Lichens are way younger than scientists thought
You've probably seen a lichen, even if you didn't realize it. If you've ever meandered through the forest and wondered what the crusty stuff on trees or rocks was, they're lichens, a combination of algae and fungi living together almost as if they were one organism. And since they can grow on bare rocks, scientists thought that lichens were some of the first organisms to make their way onto land from the water, changing the planet's atmosphere and paving the way for modern plants. A new study in Geobiology upends this history by delving deep into the DNA of the algae and fungi that form lichens and showing the lichens likely evolved millions of years after plants.
"When we look at modern ecosystems, and we see a bare surface like a rock, oftentimes lichens are the first thing to grow there, and eventually you'll get plants growing on there too," says Matthew Nelsen, lead author of the paper and a research scientist at the Field Museum. "People have thought that maybe that's the way ancient colonization of land worked, but we're seeing that these lichens actually came later in the game than plants."
Four hundred and eighty-five million years ago, Earth was very different from what we see today. Hardly anything lived on land. But lichens can live in extreme conditions. They can grow on bare rocks and break them down, helping to create the soil needed by complex plants with roots (called "vascular plants"). Scientists thought that lichens must have arrived on land before the vascular plants did and made the environment more hospitable. But Nelsen and his colleagues' work calls this timeline into question.
Nelsen didn't set out to disrupt lichen's status as some of the land's first colonizers. He was initially interested in finding out how the algae-fungus relationship that makes up lichens came to be. If lichens could update their relationship status on Facebook, it would definitely be "it's complicated." They're a product of symbiosis, a relationship where two species live together and both benefit. In this instance, the algae—or specialized blue-green algae called cyanobacteria—provide food and the fungi wraps around it creating a shelter. "The question of when lichens evolved and how many times fungi evolved the ability to form symbiotic relationships with algae has been a bit contentious in the past," says Nelsen.

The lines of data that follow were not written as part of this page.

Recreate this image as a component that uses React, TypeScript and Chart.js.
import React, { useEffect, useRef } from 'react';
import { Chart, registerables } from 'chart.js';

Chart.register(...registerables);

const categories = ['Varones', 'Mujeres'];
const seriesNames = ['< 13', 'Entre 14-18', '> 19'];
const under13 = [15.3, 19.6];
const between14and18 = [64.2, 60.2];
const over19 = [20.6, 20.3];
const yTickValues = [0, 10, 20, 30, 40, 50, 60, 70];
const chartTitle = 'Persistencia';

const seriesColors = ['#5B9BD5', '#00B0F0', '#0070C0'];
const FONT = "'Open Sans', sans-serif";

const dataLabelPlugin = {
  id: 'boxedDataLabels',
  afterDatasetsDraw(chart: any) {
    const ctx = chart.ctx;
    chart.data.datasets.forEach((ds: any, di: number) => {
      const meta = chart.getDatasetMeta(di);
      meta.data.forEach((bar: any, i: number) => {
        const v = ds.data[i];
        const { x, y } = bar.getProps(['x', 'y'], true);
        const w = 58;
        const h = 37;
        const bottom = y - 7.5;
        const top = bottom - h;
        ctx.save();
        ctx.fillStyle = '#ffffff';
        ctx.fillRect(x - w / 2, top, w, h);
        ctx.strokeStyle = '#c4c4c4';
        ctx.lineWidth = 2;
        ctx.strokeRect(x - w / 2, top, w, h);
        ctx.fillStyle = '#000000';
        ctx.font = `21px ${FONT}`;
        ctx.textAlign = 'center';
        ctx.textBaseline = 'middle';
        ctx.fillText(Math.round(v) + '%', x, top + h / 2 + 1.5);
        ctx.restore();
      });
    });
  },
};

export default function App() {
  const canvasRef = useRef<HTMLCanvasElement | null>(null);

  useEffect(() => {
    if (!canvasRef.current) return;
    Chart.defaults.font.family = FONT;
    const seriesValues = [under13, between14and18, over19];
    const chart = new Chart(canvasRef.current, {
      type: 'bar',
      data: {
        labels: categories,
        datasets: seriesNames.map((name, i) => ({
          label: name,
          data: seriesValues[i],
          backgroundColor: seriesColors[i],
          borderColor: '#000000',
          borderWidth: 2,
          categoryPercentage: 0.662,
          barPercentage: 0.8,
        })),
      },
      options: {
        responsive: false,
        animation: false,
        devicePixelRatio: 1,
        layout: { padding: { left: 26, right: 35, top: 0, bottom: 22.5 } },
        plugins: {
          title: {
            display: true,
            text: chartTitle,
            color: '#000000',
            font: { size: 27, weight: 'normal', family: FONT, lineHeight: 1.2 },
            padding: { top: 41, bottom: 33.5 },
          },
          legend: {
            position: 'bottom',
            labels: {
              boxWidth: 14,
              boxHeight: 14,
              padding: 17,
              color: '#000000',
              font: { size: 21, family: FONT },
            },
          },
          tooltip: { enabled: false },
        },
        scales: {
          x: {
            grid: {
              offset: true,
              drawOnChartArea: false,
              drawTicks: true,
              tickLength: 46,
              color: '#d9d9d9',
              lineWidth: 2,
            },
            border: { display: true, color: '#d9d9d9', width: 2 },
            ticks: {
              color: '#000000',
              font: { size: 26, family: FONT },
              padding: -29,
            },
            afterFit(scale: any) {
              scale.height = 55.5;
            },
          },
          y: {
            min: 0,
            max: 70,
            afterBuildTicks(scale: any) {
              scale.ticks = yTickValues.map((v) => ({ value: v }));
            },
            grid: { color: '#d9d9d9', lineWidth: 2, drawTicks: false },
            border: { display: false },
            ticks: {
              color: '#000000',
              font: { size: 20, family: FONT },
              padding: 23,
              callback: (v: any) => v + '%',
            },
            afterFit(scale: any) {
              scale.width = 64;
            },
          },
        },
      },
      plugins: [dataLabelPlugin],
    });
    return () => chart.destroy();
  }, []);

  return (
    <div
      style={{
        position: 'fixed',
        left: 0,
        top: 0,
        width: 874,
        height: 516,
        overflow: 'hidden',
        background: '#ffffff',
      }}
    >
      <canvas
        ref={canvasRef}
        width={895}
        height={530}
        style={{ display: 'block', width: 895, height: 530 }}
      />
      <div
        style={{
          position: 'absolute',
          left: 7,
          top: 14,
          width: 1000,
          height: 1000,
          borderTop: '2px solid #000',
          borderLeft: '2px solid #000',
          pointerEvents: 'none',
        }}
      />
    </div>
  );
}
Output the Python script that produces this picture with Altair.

But to accurately determine when lichens evolved, scientists needed to examine the evolutionary history of both the fungi and algae that make them up. The early lichen fossil record isn't very clear; it can be hard to tell lichen fossils apart from other fossils, and all the fossils that scientists know for sure are lichens are younger than the oldest complex plant fossils. So, the researchers used the fossils that were available to extrapolate the ages of family trees of lichen-forming fungi and algae. They compared these family trees with ages of fossil plants. The verdict: lichens probably evolved long after complex plants.
"Lichens aren't as old as we thought they were. They're a younger, newer sort of symbiosis and haven't been around forever, covering the earth long before there were plants and animals running around," says Nelsen.
Unearthing the age of lichens makes it clear that the pattern of modern lichens showing up on rocks before plants doesn't mean that lichens evolved before plants. "It provides a snapshot into what was going on deep in time on Earth, and when some of these groups started appearing," says Nelsen. And since lichens growing on soil can make the ground wetter, hold the soil in place, and influence the kind of nutrients present in soil, learning when lichens arrived on the scene use us a clearer picture of the world in which complex plants evolved.
By understanding what the Earth was like hundreds of millions of years ago, we can examine how it's changed and gain more insight into the current state of our planet. For the researchers, it's similar to the feeling you might get when learning about your family history from an ancestry DNA kit.
"It reshapes our understanding of the early evolution of complex ecosystems on Earth," says Nelsen.